I suoi genitori nei primi anni ’90 sono scappati da Mostar per via della guerra nella ex Jugoslavia e quando lei è nata, erano in Toscana. Poiché da meno di un anno era stato costituito lo stato della Bosnia-Erzegovina (che la giovane donna non ha per altro mai visitato) e la situazione politica nei Balcani era difficile, non è stato possibile trasmetterle la cittadinanza.

Rifugiato apolide
Non era bosniaca non può essere italiana: per il giudice è apolide e integrata, e merita tutti i diritti civili (foto Ansa-Blitzquotidiano)

Madre e padre, come lei stessa ha raccontato, sono separati da 16-17 anni. Da almeno otto anni non sente il papà, mentre la mamma, che abita in Germania, in un piccolo paese di cui non sa il nome, la chiama regolarmente al telefono. “L’ho vista l’ultima volta il 13 giugno 2011 – ha raccontato in istruttoria – quando mi sono sposata con matrimonio tradizionale”.

I bambini vanno a scuola e il marito lavora

Oltre a non avere alcun legame con la terra di origine dei suoi famigliari, dopo le nozze giovane è diventata madre di 4 bimbi. Con loro e il marito, al posto di un campo nomadi, vive a Milano in un appartamento assegnatole da Palazzo Marino. I bambini vanno a scuola e il marito è stato ed è in grado “di contribuire a sostenere in maniera dignitosa la famiglia attraverso una ormai costante dedizione al lavoro”.

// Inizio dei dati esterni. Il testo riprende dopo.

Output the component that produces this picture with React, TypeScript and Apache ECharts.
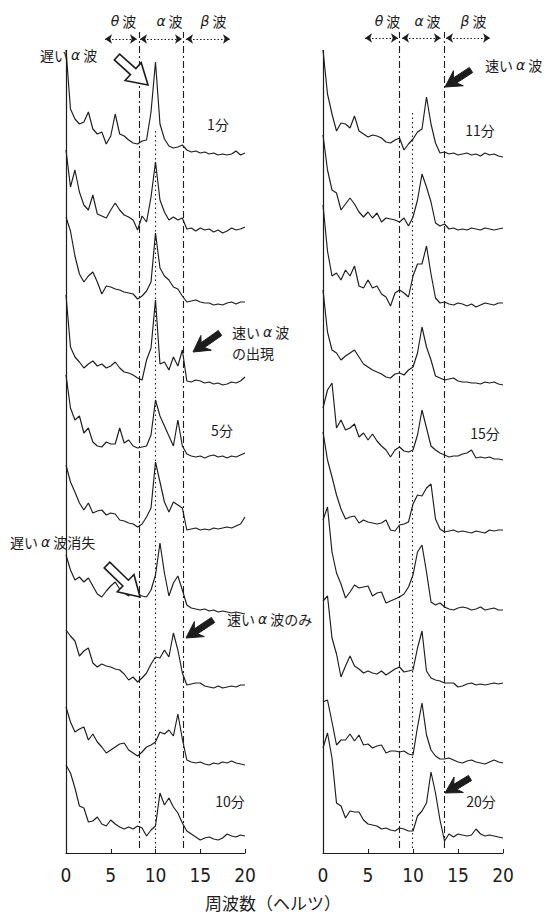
import React, { useEffect, useRef } from "react";
import * as echarts from "echarts";

// Frequency axis (Hz)
const freqs = [0,0.5,1,1.5,2,2.5,3,3.5,4,4.5,5,5.5,6,6.5,7,7.5,8,8.5,9,9.5,10,10.5,11,11.5,12,12.5,13,13.5,14,14.5,15,15.5,16,16.5,17,17.5,18,18.5,19,19.5,20];
const xTicks = [0, 5, 10, 15, 20];

// Left panel spectra (minutes 1-10), amplitude in arbitrary units
const trace01 = [114,55,45,40,42,52,35,30,32,20,28,50,30,28,24,21,20,23,24,52,102,40,25,18,16,17,19,14,12,13,11,12,10,11,9,10,9,10,13,9,11];
const trace02 = [90,53,70,48,35,30,45,26,24,22,30,37,30,25,23,20,10,24,18,43,78,40,28,20,23,20,22,11,12,9,12,10,11,8,10,7,9,12,10,11,13];
const trace03 = [99,85,60,42,34,40,44,34,22,30,29,27,26,24,23,22,17,20,25,34,83,48,40,36,29,27,20,14,15,16,14,13,13,11,12,11,13,14,12,14,14];
const trace04 = [97,45,35,30,24,28,31,26,28,24,26,30,24,20,19,17,14,12,32,44,92,28,30,22,35,26,42,11,10,12,11,9,10,8,9,7,8,10,9,11,15];
const trace05 = [93,60,48,52,35,40,26,22,21,26,24,24,40,25,28,22,20,21,22,33,68,52,42,32,22,48,22,14,12,11,12,10,12,13,11,12,10,12,11,13,15];
const trace06 = [79,62,52,41,34,41,31,33,34,29,31,30,24,23,21,20,17,20,27,36,82,62,42,32,42,39,36,14,15,16,14,15,14,16,15,16,17,16,18,20,27];
const trace07 = [65,50,40,43,38,42,34,26,23,29,34,38,31,27,24,31,26,24,23,30,45,77,47,24,37,44,30,15,12,11,10,11,9,10,8,9,8,7,8,7,6];
const trace08 = [66,60,55,40,45,48,33,29,32,30,29,27,26,22,16,19,14,18,23,32,39,38,46,39,63,46,23,11,12,13,13,10,9,8,10,8,9,10,9,11,11];
const trace09 = [65,50,40,43,45,32,38,30,25,19,22,25,28,29,22,19,16,20,25,27,30,40,38,42,36,58,33,12,10,9,10,8,7,9,8,10,9,11,9,8,7];
const trace10 = [83,75,60,42,40,26,27,31,24,22,28,24,21,19,21,19,22,20,12,18,22,55,43,50,41,35,25,17,14,11,8,10,11,9,8,10,14,12,11,13,12];

// Right panel spectra (minutes 11-20)
const trace11 = [114,70,50,33,41,40,36,48,33,30,27,29,28,26,22,21,24,26,14,20,25,32,35,67,40,21,11,12,10,11,9,10,11,9,10,8,11,9,10,8,7];
const trace12 = [105,70,50,47,30,36,42,36,28,23,28,22,27,18,22,21,20,18,22,14,23,40,66,53,38,17,14,16,11,12,10,11,10,12,11,10,12,11,10,11,12];
const trace13 = [111,65,40,43,36,46,40,50,30,28,36,28,30,22,19,10,23,26,23,19,40,52,52,70,42,18,13,14,12,11,13,12,10,12,9,11,13,12,11,13,13];
const trace14 = [102,60,42,39,32,36,39,42,35,28,25,22,20,18,15,14,18,19,17,22,25,39,65,45,32,16,14,12,13,14,11,10,10,9,9,8,10,9,10,8,7];
const trace15 = [60,78,85,40,48,38,40,44,31,35,28,34,27,22,18,11,18,21,17,16,18,33,58,40,22,18,15,13,11,12,12,14,15,18,10,11,10,11,9,9,8];
const trace16 = [112,84,67,49,35,25,27,28,21,24,22,21,20,21,24,14,13,19,20,22,40,49,48,56,60,25,15,12,13,14,12,13,12,11,13,12,11,14,13,14,14];
const trace17 = [100,113,68,47,36,22,28,35,32,33,34,24,27,28,17,19,21,23,26,33,45,68,75,48,18,15,17,13,11,10,12,13,12,10,11,13,10,11,12,10,10];
const trace18 = [95,100,58,42,19,30,40,30,27,23,25,23,22,25,21,24,27,29,24,25,26,48,65,25,18,16,15,13,13,13,9,10,12,13,11,12,11,12,13,12,13];
const trace19 = [70,72,50,27,32,32,38,31,37,27,28,24,26,27,19,21,21,20,21,18,17,45,69,37,22,16,13,13,14,12,10,9,11,12,10,9,8,10,12,10,9];
const trace20 = [100,115,90,45,42,30,37,36,36,28,24,23,22,19,20,18,17,20,19,17,17,32,37,45,76,55,28,7,14,11,14,13,12,13,19,14,12,13,12,11,10];

const leftTraces = [trace01, trace02, trace03, trace04, trace05, trace06, trace07, trace08, trace09, trace10];
const rightTraces = [trace11, trace12, trace13, trace14, trace15, trace16, trace17, trace18, trace19, trace20];

// Band boundaries (Hz): theta/alpha, 10 Hz reference, alpha/beta
const leftBounds = [8.2, 10.0, 13.05];
const rightBounds = [8.5, 9.9, 13.45];
// Band arrow ranges (Hz)
const leftBandRanges = [[4.36, 7.93], [8.27, 12.96], [13.41, 18.32]];
const rightBandRanges = [[4.67, 8.33], [8.78, 13.1], [13.67, 18.56]];
const bandNames = ["θ", "α", "β"];
const axisTitle = "周波数（ヘルツ）";

// layout constants
const BASE = 5;
const STEP = 76;
const YMAX = 823;
const INK = "#1c1c1c";
const JP = "'Noto Sans CJK JP', 'Noto Sans', sans-serif";

const dashDot = { type: [7, 3, 2, 3], color: INK, width: 1.1 };
const dotted = { type: [1.5, 3], color: INK, width: 1.1 };

function traceSeries(traces: number[][], axis: number) {
  return traces.map((t, k) => ({
    type: "line",
    xAxisIndex: axis,
    yAxisIndex: axis,
    data: freqs.map((f, i) => [f, t[i] + BASE + (9 - k) * STEP]),
    symbol: "none",
    silent: true,
    lineStyle: { color: INK, width: 1.15 },
    z: 3,
  }));
}

function boundaryLines(traces: number[][], bounds: number[], dotTop: number) {
  const top = traces[0][0] + BASE + 9 * STEP;
  return {
    silent: true,
    symbol: "none",
    label: { show: false },
    animation: false,
    data: [
      [{ coord: [0, 0], lineStyle: { type: "solid", color: INK, width: 1.2 } }, { coord: [0, top] }],
      [{ coord: [bounds[0], 5], lineStyle: dashDot }, { coord: [bounds[0], YMAX - 2] }],
      [{ coord: [bounds[1], 5], lineStyle: dotted }, { coord: [bounds[1], dotTop] }],
      [{ coord: [bounds[2], 5], lineStyle: dashDot }, { coord: [bounds[2], YMAX - 2] }],
    ],
  };
}

function bandArrows(ranges: number[][], yVal: number) {
  return {
    silent: true,
    symbol: ["arrow", "arrow"],
    symbolSize: 7,
    label: { show: false },
    animation: false,
    lineStyle: { type: [1.5, 2], color: INK, width: 1.2 },
    data: ranges.map(([a, b]) => [{ coord: [a, yVal] }, { coord: [b, yVal] }]),
  };
}

function label(text: string, x: number, y: number, align = "left", size = 14) {
  return {
    type: "text",
    x,
    y,
    silent: true,
    z: 10,
    style: {
      text,
      fill: INK,
      fontSize: size,
      fontFamily: JP,
      align,
      verticalAlign: "middle",
      rich: {
        g: {
          fontStyle: "italic",
          fontFamily: "'DejaVu Sans', sans-serif",
          fontSize: size,
          fill: INK,
          padding: [0, 3, 0, 3],
        },
      },
    },
  };
}

function arrow(tx: number, ty: number, sx: number, sy: number, hollow: boolean) {
  const dx = tx - sx;
  const dy = ty - sy;
  const L = Math.hypot(dx, dy);
  const ux = dx / L;
  const uy = dy / L;
  const px = -uy;
  const py = ux;
  const headLen = hollow ? 20 : 16;
  const headW = hollow ? 24 : 18;
  const shaftW = hollow ? 8 : 6;
  const notch = hollow ? 0 : 4;
  const pt = (a: number, b: number) => [tx - ux * a + px * b, ty - uy * a + py * b];
  return {
    type: "polygon",
    silent: true,
    z: 10,
    shape: {
      points: [
        pt(0, 0),
        pt(headLen, headW / 2),
        pt(headLen - notch, shaftW / 2),
        pt(L, shaftW / 2),
        pt(L, -shaftW / 2),
        pt(headLen - notch, -shaftW / 2),
        pt(headLen, -headW / 2),
      ],
    },
    style: hollow
      ? { fill: "#fff", stroke: INK, lineWidth: 1.6 }
      : { fill: INK, stroke: INK, lineWidth: 1 },
  };
}

export default function App() {
  const ref = useRef<HTMLDivElement>(null);
  useEffect(() => {
    if (!ref.current) return;
    const chart = echarts.init(ref.current, undefined, { renderer: "svg" });
    const left = traceSeries(leftTraces, 0) as any[];
    const right = traceSeries(rightTraces, 1) as any[];
    left[0].markLine = boundaryLines(leftTraces, leftBounds, 723);
    left[1].markLine = bandArrows(leftBandRanges, 814);
    right[0].markLine = boundaryLines(rightTraces, rightBounds, 743);
    right[1].markLine = bandArrows(rightBandRanges, 815);

    const axisCommon = {
      type: "value",
      min: 0,
      max: 20,
      interval: 5,
      axisLine: { show: true, lineStyle: { color: INK, width: 1.2 } },
      axisTick: { show: true, inside: true, length: 4, lineStyle: { color: INK } },
      splitLine: { show: false },
      axisLabel: {
        color: INK,
        fontSize: 19,
        fontFamily: "'Liberation Sans Narrow', 'DejaVu Sans Condensed', 'Roboto Condensed', 'Liberation Sans', sans-serif",
        margin: 12,
        customValues: xTicks,
      },
    };

    const headerLeft = [122, 168, 212];
    const headerRight = [386, 426, 472];

    chart.setOption({
      animation: false,
      backgroundColor: "#fff",
      grid: [
        { left: 66, width: 179, top: 30, height: YMAX },
        { left: 323, width: 180, top: 30, height: YMAX },
      ],
      xAxis: [
        { ...axisCommon, gridIndex: 0 },
        { ...axisCommon, gridIndex: 1 },
      ],
      yAxis: [
        { type: "value", gridIndex: 0, min: 0, max: YMAX, show: false },
        { type: "value", gridIndex: 1, min: 0, max: YMAX, show: false },
      ],
      series: [...left, ...right],
      graphic: [
        ...bandNames.map((b, i) => label(`{g|${b}}波`, headerLeft[i], 21, "center", 14)),
        ...bandNames.map((b, i) => label(`{g|${b}}波`, headerRight[i], 21, "center", 14)),
        label("遅い{g|α}波", 40, 55),
        label("1分", 218, 124, "center"),
        label("速い{g|α}波", 232, 332),
        label("の出現", 232, 353),
        label("5分", 222, 430, "center"),
        label("遅い{g|α}波消失", 10, 542),
        label("速い{g|α}波のみ", 227, 619),
        label("10分", 230, 801, "center"),
        label("速い{g|α}波", 485, 65),
        label("11分", 480, 130, "center"),
        label("15分", 485, 433, "center"),
        label("20分", 481, 801, "center"),
        label(axisTitle, 273, 902, "center", 17),
        arrow(148, 85, 117, 57, true),
        arrow(140, 597, 107, 565, true),
        arrow(193, 352, 220, 333, false),
        arrow(186, 638, 213, 620, false),
        arrow(445, 87, 471, 70, false),
        arrow(445, 793, 470, 778, false),
      ],
    });
    return () => chart.dispose();
  }, []);
  return (
    <div
      ref={ref}
      style={{ position: "absolute", left: 0, top: 0, width: 546, height: 913, background: "#fff" }}
    />
  );
}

Un percorso che ha giocato a favore al riconoscimento dello status di apolide concesso in quanto sono stati riscontrati i requisiti necessari. Inoltre, va aggiunto, il consolato di Bosnia ed Erzegovina, da lei interpellato, non ha mai dato risposta circa la sua cittadinanza nel paese. Cittadinanza che l’Italia non le può dare in quanto sono scaduti i termini per la domanda.